En matière de BD produites par des auteurs taïwanais, et traduites en français, on a connu d’abord Chih-Chung Tsai durant toutes les années 1990 chez Carthame. Cet auteur a mis de très nombreux classiques de la pensée chinoise en album de bande dessinée. Plus récemment les ouvrages de Li-Chin Lin, en 2011 et 2017, avait permis d’approcher la vie à Formose dans les années 1980 et la vie des populations indigènes (de même physique que les Austronésiens). On a pu également se procurer Seediq Bale par Row-long Chiu et Mes années 80 par Sean Chuang. Pour en savoir plus, on se reportera à https://www.youtube.com/watch?v=sJgVV8AxJR8, https://lettresdetaiwan.com/2014/01/30/la-bd-taiwanaise-deboule-a-angouleme/, https://taiwaninfo.nat.gov.tw/news.php?unit=62&post=169693,https://www.actuabd.com/Taiwan-la-bande-dessinee-vitale et https://www.youtube.com/watch?v=IrIEKMBn728.

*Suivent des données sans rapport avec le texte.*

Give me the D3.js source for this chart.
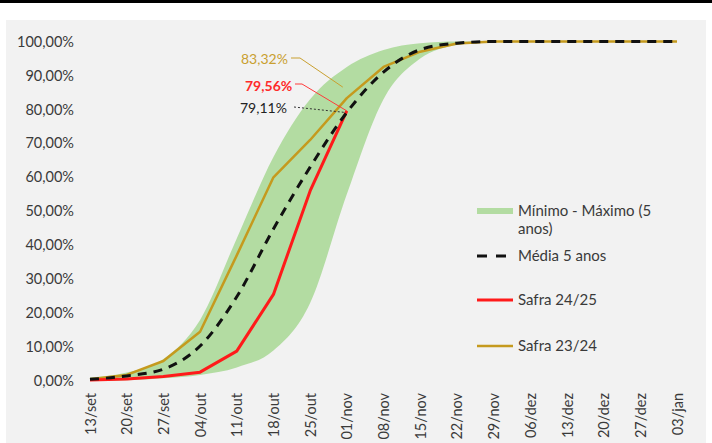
<!DOCTYPE html>
<html>
<head>
<meta charset="utf-8">
<script src="https://cdn.jsdelivr.net/npm/d3@7"></script>
<style>
  html, body { margin: 0; padding: 0; background: #ffffff; }
  svg { display: block; font-family: Lato, "Open Sans", sans-serif; }
</style>
</head>
<body>
<svg id="chart" width="712" height="443"></svg>
<script>
// ---- data ----
const categories = ["13/set","20/set","27/set","04/out","11/out","18/out","25/out","01/nov","08/nov","15/nov","22/nov","29/nov","06/dez","13/dez","20/dez","27/dez","03/jan"];
const minimo    = [0, 0.2, 0.8, 1.8, 4, 9, 23, 55, 83, 95, 99, 100, 100, 100, 100, 100, 100];
const maximo    = [1, 2.5, 6.5, 18, 42, 66, 83, 92.5, 97.5, 99.5, 100, 100, 100, 100, 100, 100, 100];
const media     = [0.5, 1.5, 3.5, 10.3, 24.8, 44.8, 63, 79.11, 91, 97.6, 99.5, 100, 100, 100, 100, 100, 100];
const safra2425 = [0.3, 0.6, 1.3, 2.6, 8.8, 25.5, 56, 79.56];
const safra2324 = [0.5, 1.8, 5.9, 14.5, 37, 60, 71, 83.32, 92.5, 97, 99.4, 100, 100, 100, 100, 100, 100];
const yTicks = [0, 10, 20, 30, 40, 50, 60, 70, 80, 90, 100];
const legendLabels = [["Mínimo - Máximo (5", "anos)"], ["Média 5 anos"], ["Safra 24/25"], ["Safra 23/24"]];
const annotations = [
  {label: "83,32%", series: "s2324", idx: 7},
  {label: "79,56%", series: "s2425", idx: 7},
  {label: "79,11%", series: "media", idx: 7}
];

const colors = { band: "#b3dca2", media: "#111111", s2425: "#ff1a1a", s2324: "#c59a1e", text: "#3a3a3a" };

const svg = d3.select("#chart");

// background
svg.append("rect").attr("x", 0).attr("y", 0).attr("width", 712).attr("height", 443).attr("fill", "#ffffff");
svg.append("rect").attr("x", 0).attr("y", 0).attr("width", 712).attr("height", 3).attr("fill", "#000000");
svg.append("rect").attr("x", 6).attr("y", 20).attr("width", 700).attr("height", 423).attr("fill", "#f2f2f2");

const x = d3.scalePoint().domain(categories).range([90, 677]);
const y = d3.scaleLinear().domain([0, 100]).range([381, 41.5]);

// band
const bandData = categories.map((c, i) => ({c, lo: minimo[i], hi: maximo[i]}));
svg.append("path")
  .datum(bandData)
  .attr("fill", colors.band)
  .attr("d", d3.area().curve(d3.curveMonotoneX).x(d => x(d.c)).y0(d => y(d.lo)).y1(d => y(d.hi)));

const line = d3.line().x(d => x(d.c)).y(d => y(d.v));
const toPts = arr => arr.map((v, i) => ({c: categories[i], v}));

svg.append("path").datum(toPts(safra2324))
  .attr("fill", "none").attr("stroke", colors.s2324).attr("stroke-width", 2.5)
  .attr("stroke-linejoin", "round").attr("d", line);
svg.append("path").datum(toPts(safra2425))
  .attr("fill", "none").attr("stroke", colors.s2425).attr("stroke-width", 3)
  .attr("stroke-linejoin", "round").attr("d", line);
svg.append("path").datum(toPts(media))
  .attr("fill", "none").attr("stroke", colors.media).attr("stroke-width", 3)
  .attr("stroke-dasharray", "9,7").attr("d", line.curve(d3.curveMonotoneX));

// y axis labels
const yAxis = d3.axisLeft(y).tickValues(yTicks).tickSize(0).tickPadding(0)
  .tickFormat(d => d.toFixed(2).replace(".", ",") + "%");
const gy = svg.append("g").attr("transform", "translate(74,0)").call(yAxis);
gy.select(".domain").remove();
gy.selectAll("text").attr("font-size", 14.5).attr("fill", colors.text).attr("font-family", "Lato, sans-serif");

// x axis labels
const xAxis = d3.axisBottom(x).tickSize(0).tickPadding(0);
const gx = svg.append("g").attr("transform", "translate(0,393)").call(xAxis);
gx.select(".domain").remove();
gx.selectAll("text")
  .attr("font-size", 14.5).attr("fill", colors.text).attr("font-family", "Lato, sans-serif")
  .attr("transform", "rotate(-90)")
  .attr("text-anchor", "end")
  .attr("dy", "0.35em")
  .attr("x", 0).attr("y", 0);

// annotations
const seriesMap = { s2324: safra2324, s2425: safra2425, media: media };
const annLayout = [
  {tx: 241, ty: 59, color: "#c9a030", weight: 400, path: (px, py) => `M291,58 L300,58 L${px-4},${py-11}`, dash: null, lineColor: "#c9a030"},
  {tx: 245, ty: 86, color: "#ff2a2a", weight: 700, path: (px, py) => `M295,84 L302,84 L${px},${py}`, dash: null, lineColor: "#ff3b3b"},
  {tx: 240, ty: 108, color: "#222222", weight: 400, path: (px, py) => `M294,107 L${px-2},${py}`, dash: "2,2", lineColor: "#333333"}
];
annotations.forEach((a, k) => {
  const L = annLayout[k];
  const v = seriesMap[a.series][a.idx];
  const px = x(categories[a.idx]), py = y(v);
  svg.append("path").attr("d", L.path(px, py)).attr("fill", "none")
    .attr("stroke", L.lineColor).attr("stroke-width", 1)
    .attr("stroke-dasharray", L.dash);
  svg.append("text").attr("x", L.tx).attr("y", L.ty).attr("dy", "0.35em")
    .attr("font-size", 14).attr("font-weight", L.weight).attr("fill", L.color)
    .text(a.label);
});

// legend
const lg = svg.append("g");
const legendY = [211, 256, 300, 346];
const lx0 = 477, lx1 = 513;
lg.append("rect").attr("x", lx0).attr("y", legendY[0] - 3).attr("width", lx1 - lx0).attr("height", 6).attr("fill", colors.band);
lg.append("line").attr("x1", lx0).attr("x2", lx1).attr("y1", legendY[1]).attr("y2", legendY[1])
  .attr("stroke", colors.media).attr("stroke-width", 3).attr("stroke-dasharray", "10,9");
lg.append("line").attr("x1", lx0).attr("x2", lx1).attr("y1", legendY[2]).attr("y2", legendY[2])
  .attr("stroke", colors.s2425).attr("stroke-width", 3);
lg.append("line").attr("x1", lx0).attr("x2", lx1).attr("y1", legendY[3]).attr("y2", legendY[3])
  .attr("stroke", colors.s2324).attr("stroke-width", 2.5);
legendLabels.forEach((lines, i) => {
  const t = lg.append("text").attr("x", 518).attr("y", legendY[i])
    .attr("font-size", 15).attr("fill", colors.text);
  lines.forEach((ln, j) => {
    t.append("tspan").attr("x", 518).attr("dy", j === 0 ? "0.35em" : "1.2em").text(ln);
  });
});
</script>
</body>
</html>
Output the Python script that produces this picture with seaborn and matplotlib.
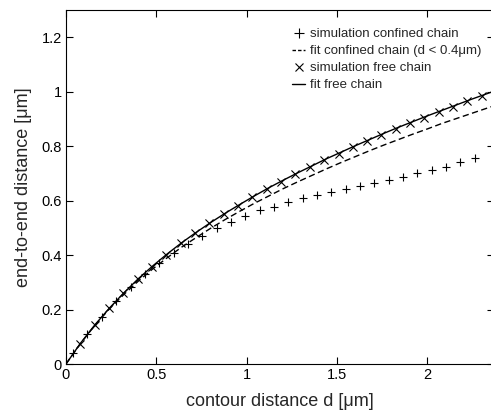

En 2021 sortiront des BD d’au moins six auteurs taiwanais, à savoir Des assassins de Chen UEN, Ichthyophobia de Lung-Chieh LI, Toi et Mo de Pam Pam Liu, Road to Nowhere, 2 par Pao-Yen, un nouvel ouvrage de Li-Chin LIN, et donc Somnolences de Pei-Hsiu CHEN.
Ce dernier titre propose dix récits qui dépeignent la vie urbaine d’une jeune fille, il s’agit presque d’une autobiographie car l’auteure adapte des évènements qui lui sont arrivés, en ajoutant certes quelques péripéties qui permettent de pimenter le récit ou d’évoquer certains lieux significatifs pour l’histoire récente de cette île de culture chinoise.
L’auteure est née en 1986 et sur la question de la prohibition du taïwanais sous la loi martiale (donc jusqu’à la fin des années 1980), elle simplifie les choses, faute de les avoir vécues. En effet, l’interdiction de l’usage de cette langue distincte du mandarin (et proche de dialectes de la province du Fujian) n’était pas stricte. J’ai connu un sous-officier de réserve qui me disait parler taïwanais avec les soldats au milieu des années 1970. Dans son récit, elle reconnaît d’ailleurs que les anciennes générations parlent mieux le taïwanais que les nouvelles. Rappelons que ce dernier est la langue maternelle d’environ les deux-tiers de la population, le reste de la population étant soit également bilingue (avec le mandarin plus le hakka ou une langue autochtone) soit ne parlant que le chinois en usage à Pékin et Nankin (ne comportant pas du tout les mêmes sons que le taïwanais ou que le hakka).
Pour qui a connu Taïwan, il y a une génération, on est surpris par le changement de mentalité. Au début du mandat de Lee Teng-Hui, on en était encore à la puissance de la belle-mère (avec des interventions dans la vie quotidienne du jeune couple) et avec des familles qui comptaient souvent quatre enfants et jusqu’en 1960 le taux de fécondité était de 6,1 enfants par femme. Aujourd’hui le taux de natalité à Formose est de 1,2 enfants par femme, ce qui en fait le plus bas de tous les pays. Le coût des garderies pour enfants et la dimension modeste des mesures sociales pour permettre à une mère d’élever sans travailler un jeune enfant n’explique pas tout. Contrairement à il y a encore trente ans, presque toutes les femmes travaillent à notre époque dans ce pays et vu le coût de la vie, pour une mère s'arrêter de travailler est plus que difficile à envisager.
Parallèlement le nombre de personnes âgées augmente et un des récits proposés évoque les derniers jours de la grand-mère de la narratrice. Au passage, on dit là un mot sur la population immigrée qui accompagne les dernières années des plus anciens ; il y a quelques dizaines d’années, c’est en famille que la personne âgée aurait fini ses jours.
Un autre thème assez largement traité est la difficulté de communication entre jeune homme et jeune femme. On remarque, dans ces récits d’avant l’arrivée du corinavirus, une présence important de masques qui s’explique par un souci d’éviter de respirer des particules fines, voir d’attraper des maladies bénignes. Taïwan restera plus ou moins sous les feux de l’actualité pendant les années qui viennent ; la qualité de l’illustration permet une bonne approche des paysages urbains de l’île, d’ailleurs globalement assez gris. Notons qu’un récit se déroule partiellement dans la province chinoise du Qinghai, frontalière du Tibet.